The result was that inflation run away and got out of control. Central Banks had had to take severe steps by raising interest rates in 3/4-point increments, the fastest pace in more than 30 years.
The reason central banks generally raise rates a 1/4 point at a time is to have the chance to pause and monitor the consequences of the rate hike.
Instead, the central banks are now very busy in putting out the fire it started. Probably going too far and therefore pushing the economy into a recession.
These 3 policy failures – lockdowns, excessive government spending and delayed tightening are the real culprits behind this year’s bear market.
And if the sell-off has felt different than earlier ones, that’s because it is. Over the past 40 years, when economic activity started to wane and the stock market faltered, the Fed generally stepped in to ease the pain by lowering rates. That will not happen this time.

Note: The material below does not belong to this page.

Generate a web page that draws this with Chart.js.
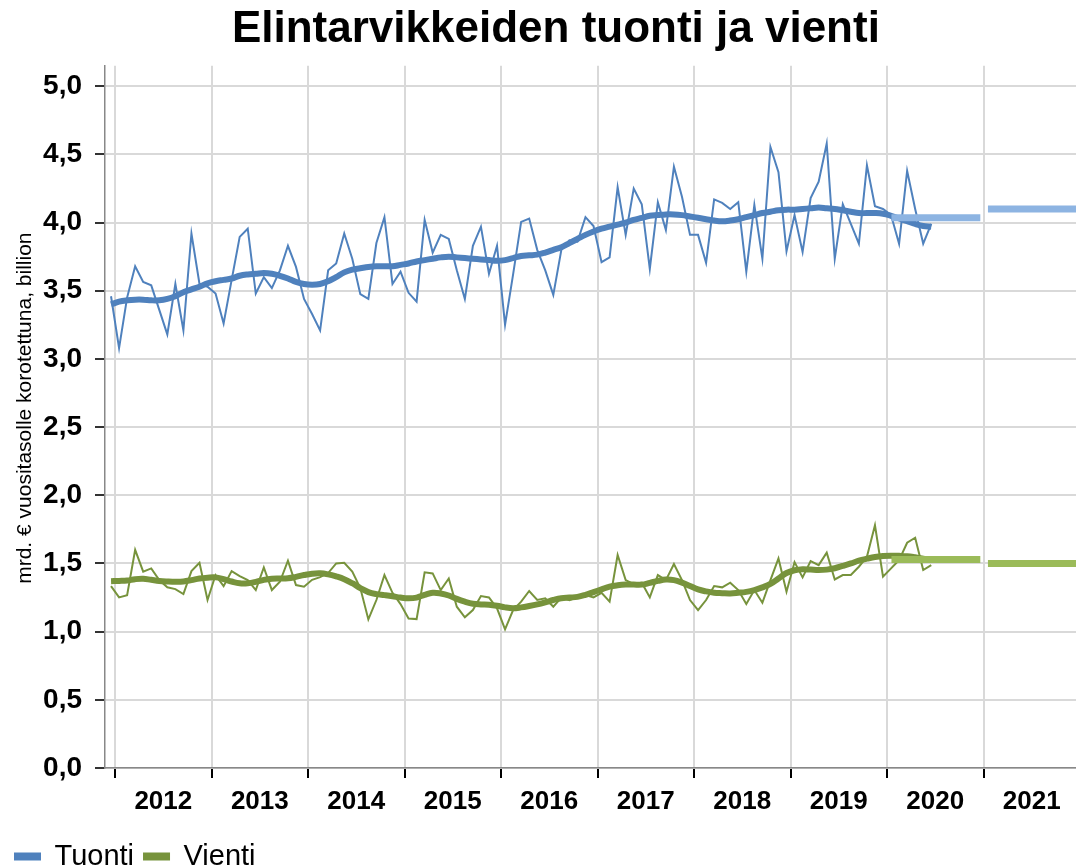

The Federal Reserve has a dual mandate: full employment and low inflation. With unemployment near record lows and inflation unacceptably high, the central bank will take rates higher. The so-called “Fed put” serving as a support and floor for the stock market is gone for now, what could send stocks even much lower.
Are all these factors already widely recognized and priced into stocks? Markets tend to overshoot on the downside, just as they do on the upside.
That’s why stocks began a rally after better inflation numbers than expected. So, is there a genuine change in the market’s direction under way? May be, but there is still a high probability that stocks might go lower from here. Risky times for stock investors.